No ano passado, o presidente Lula chegou às festas do 7 de Setembro em Brasília no auge de sua forma política: desfilando em carro aberto, foi aplaudido, distribuiu sorrisos e deixou a festa acenando para uma multidão recorde de 60.000 pessoas. Na semana passada, a cena era inteiramente outra. Lula chegou em carro aberto sob forte esquema de segurança. Foi aplaudido e vaiado. Havia 30 000 pessoas, pouco mais da metade do esperado. Quando o locutor anunciou a chegada do presidente e da primeira-dama Marisa Letícia, ouviram-se as primeiras vaias. Quando Lula pegou o microfone para abrir a festa, ouviu-se novo coro de apupos, sempre vindos das arquibancadas mais distantes, onde um cartaz dizia o seguinte: "Lula, que traição! Tirou do povo para pagar o mensalão!". Os protestos foram até discretos, mas seria um erro encará-los como desprezíveis alaridos de troça. As vaias são um péssimo sinal para Lula.

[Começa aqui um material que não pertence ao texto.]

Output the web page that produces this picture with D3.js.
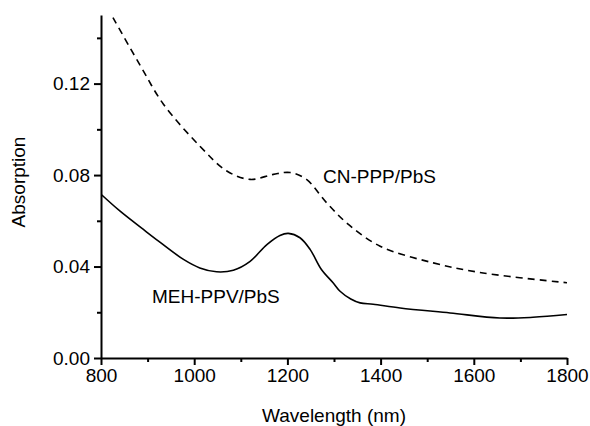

Numa democracia, protestos não são novidade nem motivo para alarme. Que atire a primeira pedra o dirigente de um país democrático que não tenha sido alvo de uns apupos. Mas no caso de Lula a situação é um pouco diferente. Lula construiu sua carreira como um líder de massas, talvez seja a mais carismática liderança política surgida no país desde o fim da ditadura militar e – para coroar isso tudo – chegou ao Palácio do Planalto a bordo de uma votação excepcional. Apesar de perder três eleições em uma década, Lula sempre fora, digamos assim, um "político pop". Sua ascensão na vida pública, de líder sindical a presidente da República, deu-se sempre em contato com as multidões – em assembléias, palanques, caravanas. Por isso, as vaias contra Lula chamam mais atenção do que se fossem dirigidas a seu antecessor Fernando Henrique, um egresso do meio acadêmico que jamais eletrizou as massas. As vaias a Lula rompem um dique de popularidade e carisma que outrora pareceu tão sólido – e de cuja robustez nenhum outro presidente da era democrática desfrutou.

O prestígio de Lula se esboroa em público na mesma medida em que a crise à sua volta se avoluma. Na noite do dia 7 de setembro, Lula fez seu segundo pronunciamento em cadeia de rádio e televisão sobre a crise. Garantiu que não vai chancelar "acordos subalternos" e se dirigiu a uma parcela de brasileiros a quem chamou de "mal-intencionados", aos quais disse que as "turbulências políticas não vão tirar o governo de seu rumo". Sobre o essencial, nenhuma palavra: nada sobre o fato de que a crise saiu de seu governo, nada sobre o fato de que seu partido, o PT, girou o carrossel da corrupção. Nesse sentido, foi um pronunciamento de sonâmbulo. Só não foi inteiramente sonambúlico porque, diante da câmera de televisão, era visível o esforço de Lula para acreditar nas próprias palavras. Em tempo: a foto que ilustra esta reportagem foi feita pelo fotógrafo Celso Junior, da Agência Estado, e contestada em carta pela assessoria do Palácio do Planalto, ao que o jornal O Estado de S. Paulo respondeu: "Salvo melhor juízo, esta é a primeira vez na história da imprensa em que se tenta desmentir uma foto".